Traditionally, we think about bacteria a single-celled organisms but this is often not really the case. In many situations, populations of bacteria form multicellular masses called biofilms. These can be a big problem, particularly for human disease, because the biofilm structure can make the bugs resistant to regular antibiotic attack.
Bring in the Special Forces. Saeidi et al. took another bacterium - workhorse of the molecular biology lab, Escherichia coli - and pimped it out to be a Pseudomonas aeruginosa killing machine, using many of the own pathogen's weapons against it. Essentially, the system was comprised of three parts:
1. The E. coli were engineered to recognise the "quorum sensing" signals that the Pseudomonas naturally produce to communicate during biofilm formation.

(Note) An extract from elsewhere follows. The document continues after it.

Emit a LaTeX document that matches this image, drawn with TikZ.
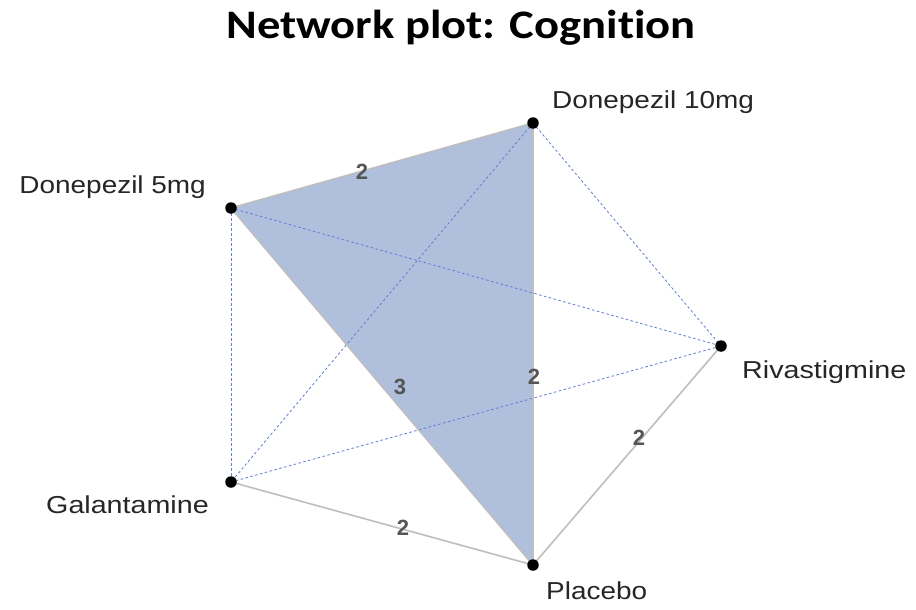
\documentclass[tikz,border=0pt]{standalone}
\usepackage{fontspec}
\setmainfont{Liberation Sans}
\newfontfamily\titlefont[Ligatures=NoCommon]{Carlito}
\definecolor{trifill}{RGB}{176,191,220}
\definecolor{dashblue}{RGB}{95,125,215}
\definecolor{edgegray}{RGB}{190,190,190}
\definecolor{numgray}{RGB}{85,85,85}
\begin{document}
\begin{tikzpicture}[x=1pt,y=-1pt,
  trt/.style={circle,fill=black,inner sep=0pt,minimum size=11.5pt},
  solidedge/.style={draw=edgegray,line width=1.6pt},
  indirect/.style={draw=dashblue,line width=0.8pt,dash pattern=on 2.6pt off 2.4pt},
  trtlabel/.style={inner sep=0pt,font=\fontsize{24.5}{28}\selectfont,text=black!85},
  numlabel/.style={inner sep=0pt,font=\fontsize{22}{24}\selectfont\bfseries,text=numgray}]
\useasboundingbox (0,0) rectangle (916,610);
\fill[white] (0,0) rectangle (916,610);

% treatment positions
\coordinate (d10) at (533,123);
\coordinate (d5) at (231,208);
\coordinate (riv) at (721,346);
\coordinate (gal) at (231,482);
\coordinate (plac) at (533,565);

% multi-arm trial
\fill[trifill] (d5) -- (d10) -- (plac) -- cycle;

% indirect comparisons
\draw[indirect] (d10) -- (riv);
\draw[indirect] (d10) -- (gal);
\draw[indirect] (d5) -- (riv);
\draw[indirect] (d5) -- (gal);
\draw[indirect] (gal) -- (riv);

% direct comparisons
\draw[solidedge] (d5) -- (d10);
\draw[solidedge] (d10) -- (plac);
\draw[solidedge] (d5) -- (plac);
\draw[solidedge] (gal) -- (plac);
\draw[solidedge] (riv) -- (plac);

% number of studies
\node[numlabel] (n1) at (362,172) {2};
\node[numlabel] (n2) at (534,377) {2};
\node[numlabel] (n3) at (400,387) {3};
\node[numlabel] (n4) at (639,438) {2};
\node[numlabel] (n5) at (403,528) {2};

% treatments
\node[trt] (pd10) at (d10) {};
\node[trt] (pd5) at (d5) {};
\node[trt] (priv) at (riv) {};
\node[trt] (pgal) at (gal) {};
\node[trt] (pplac) at (plac) {};

\node[trtlabel,anchor=base west] (l10) at (552,108) {\scalebox{1.14}[1]{Donepezil 10mg}};
\node[trtlabel,anchor=base east] (l5) at (206,193) {\scalebox{1.14}[1]{Donepezil 5mg}};
\node[trtlabel,anchor=base west] (lriv) at (742,378) {\scalebox{1.17}[1]{Rivastigmine}};
\node[trtlabel,anchor=base west] (lgal) at (46,513) {\scalebox{1.17}[1]{Galantamine}};
\node[trtlabel,anchor=base west] (lplac) at (546,599) {\scalebox{1.14}[1]{Placebo}};

% title
\node[inner sep=0pt,anchor=base,font=\titlefont\bfseries\fontsize{40.5}{44}\selectfont] (title) at (461,39) {\scalebox{1.15}[1]{Network plot: Cognition}};
\end{tikzpicture}
\end{document}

2. The quorum sensing receptor was genetically wired up to a gene that produced a toxin, pyocin, that had been modified to kill Pseudomonas. (In fact, they modified the very toxin that Pseudomonas uses to kill other bacteria during biofilm formation.)
3. The sensor was also wired up to a self-destruct mechanism, switching on expression of a lysis protein that, once enough had accumulated, would cause the cell to burst.
The net result is an E. coli that can sense when it is near Pseudomonas biofilms and, once the density is high enough, will start producing the pyocin toxin and the self-destruct lysis protein. After a period of accumulation, the cell bursts and all the surrounding Pseudomonas are exposed to the toxin, hopefully killing them.
The paper was just proof of principle, really. They were able to kill 90-99% of Pseudomonas aeruginosa with their new bug-bomb but there are still a lot of hurdles to overcome before this could be considered as a treatment for Cystic Fibrosis and other biofilm-related diseases. For one thing, it is not clear how harmful the E. coli, itself a human pathogen, or its toxic cargo would be to the patient or the other "friendly" bacteria in their bodies.
Despite this, though, I still think it is cool. Just being able to engineer something like this that works is a demonstration of how awesome molecular biology and genetics is in the 21st Century. Even if human diseases cannot be targeted directly with such techniques, biofilms also cause problems outside the body, such as in water pipes or on surgical instruments, and having another potential weapon in the arsenal to fight them is always welcome.